Nor should he. The recent chatter on sports talk radio from hosts and callers centers around a shared frustration about Kapler’s overly optimistic post game press conferences that routinely feature him pissing positive all over a group of savvy baseball writers and sports media that know better:

I totally get this sentiment. Check my Twitter feed during games. I want to fight my television screen on a nightly basis. There’s at least even odds I’m going to put my fist through it in the next two weeks because the Phillies blow right now, and what’s more, they an absolutely brutal product to watch. They are 3-8 in June, have one everyday player hitting over .260 in Odubel Herrera, a player who also happens to be mired in a hideous three-week slump that has precipitated a nearly 80-point plummet from what was not so long ago his sterling batting average. As a team, this offense has only cracked five runs more than once this month, and there are growing concerns that there is no end to these struggles in sight. With that said, what’s Kapler supposed to do?
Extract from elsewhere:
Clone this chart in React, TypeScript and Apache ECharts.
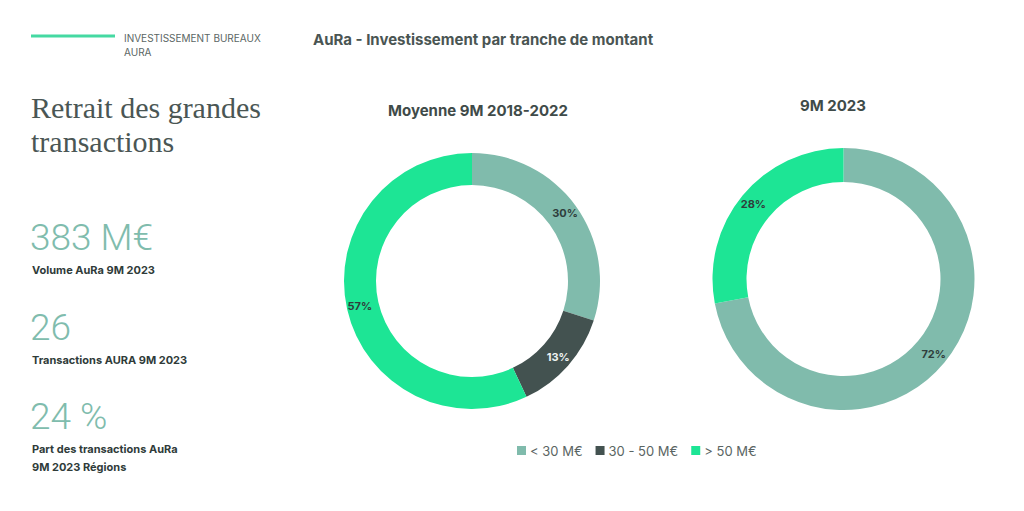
import React, { useEffect, useRef } from "react";
import * as echarts from "echarts";

const categories = ["< 30 M€", "30 - 50 M€", "> 50 M€"];
const moyenne2018_2022 = [30, 13, 57];
const neufM2023 = [72, 0, 28];
const colors = ["#80bbac", "#435250", "#1de595"];
const labelColors = ["#2f3e3c", "#eef3f2", "#2f3e3c"];
const chartTitle = "AuRa - Investissement par tranche de montant";
const pieTitles = ["Moyenne 9M 2018-2022", "9M 2023"];
const kpiValues = ["383 M€", "26", "24 %"];
const kpiLabels = ["Volume AuRa 9M 2023", "Transactions AURA 9M 2023", "Part des transactions AuRa\n9M 2023 Régions"];

const SANS = "Inter, Roboto, 'Noto Sans', sans-serif";
const LIGHT = "Roboto, 'Noto Sans', sans-serif";

export default function App() {
  const ref = useRef<HTMLDivElement>(null);
  useEffect(() => {
    document.body.style.margin = "0";
    const chart = echarts.init(ref.current!, null, { renderer: "svg" });
    const mk = (vals: number[]) =>
      vals.map((v, i) => ({
        name: categories[i],
        value: v,
        itemStyle: { color: colors[i] },
        label: { color: labelColors[i] },
      }));
    const kpiY = [237, 327, 416];
    const graphic: any[] = [
      { type: "line", shape: { x1: 31, y1: 36, x2: 115, y2: 36 }, style: { stroke: "#45d9a2", lineWidth: 3 } },
      { type: "text", x: 124, y: 31, style: { text: "INVESTISSEMENT BUREAUX\nAURA", fill: "#5b6664", font: `400 10px ${SANS}`, lineHeight: 14 } },
      { type: "text", x: 31, y: 90, style: { text: "Retrait des grandes\ntransactions", fill: "#4a5654", font: `400 30px 'Liberation Serif', serif`, lineHeight: 34 } },
    ];
    kpiValues.forEach((t, i) => {
      graphic.push({ type: "text", x: 30, y: kpiY[i], style: { text: t, fill: "#80bcad", font: `300 37px ${LIGHT}`, verticalAlign: "middle" } });
      graphic.push({ type: "text", x: 32, y: kpiY[i] + 24, style: { text: kpiLabels[i], fill: "#2f3b39", font: `700 11px ${SANS}`, lineHeight: 18 } });
    });
    chart.setOption({
      animation: false,
      title: [
        { text: chartTitle, left: 313, top: 32, padding: 0, textStyle: { fontFamily: SANS, fontSize: 15, fontWeight: 700, color: "#4a5553" } },
        { text: pieTitles[0], left: 478, top: 103, padding: 0, textAlign: "center", textStyle: { fontFamily: SANS, fontSize: 15, fontWeight: 700, color: "#3f4b49" } },
        { text: pieTitles[1], left: 833, top: 98, padding: 0, textAlign: "center", textStyle: { fontFamily: SANS, fontSize: 15, fontWeight: 700, color: "#3f4b49" } },
      ],
      legend: {
        data: categories,
        left: 517,
        top: 444,
        padding: 0,
        icon: "rect",
        itemWidth: 9,
        itemHeight: 9,
        itemGap: 13,
        selectedMode: false,
        textStyle: { fontFamily: SANS, fontSize: 13, color: "#5a6563", padding: [0, 0, 0, -1] },
      },
      graphic,
      series: [
        {
          type: "pie",
          center: [472, 281],
          radius: [96, 128],
          startAngle: 90,
          clockwise: true,
          data: mk(moyenne2018_2022),
          label: { show: true, position: "inside", formatter: (p: any) => (p.value ? p.value + "%" : ""), fontFamily: SANS, fontSize: 11, fontWeight: 700 },
          labelLine: { show: false },
          emphasis: { disabled: true },
        },
        {
          type: "pie",
          center: [843.5, 279],
          radius: [97, 131],
          startAngle: 90,
          clockwise: true,
          data: mk(neufM2023),
          label: { show: true, position: "inside", formatter: (p: any) => (p.value ? p.value + "%" : ""), fontFamily: SANS, fontSize: 11, fontWeight: 700 },
          labelLine: { show: false },
          emphasis: { disabled: true },
        },
      ],
    });
    return () => chart.dispose();
  }, []);
  return <div ref={ref} style={{ width: 1024, height: 511 }} />;
}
Will screaming at Scott Kingery raise his .597 OPS? Will expressing public disappointment with Aaron Altherr alter his .183 batting average? Will going on a tirade in the middle of the clubhouse like Lou Brown did in Major League II make Odubel Herrera stop striking out in 31% of his at bats the way he has since May 20?


Of course it won’t. And here’s the thing, the “They need someone to kick these guys in the ass” mentality should be reserved for teams that dog it. For teams filled with selfish and lazy players. For teams that are going through the motions. That’s not this team. Now, the offense may not be this bad, but it’s clearly flawed and a positive uptick isn’t going to be ignited by the manager lighting up, publicly or privately, a group of young players who must already feel immense pressure to perform and prove they belong at this level. I can’t say I agree with what most of Kapler does, but I’m with him on this one. If you happen to think this lineup is just a swift kick in the ass or public bashing from turning the corner, I’ve got news for you, they are going to need a lot more than that, and Kapler knows it.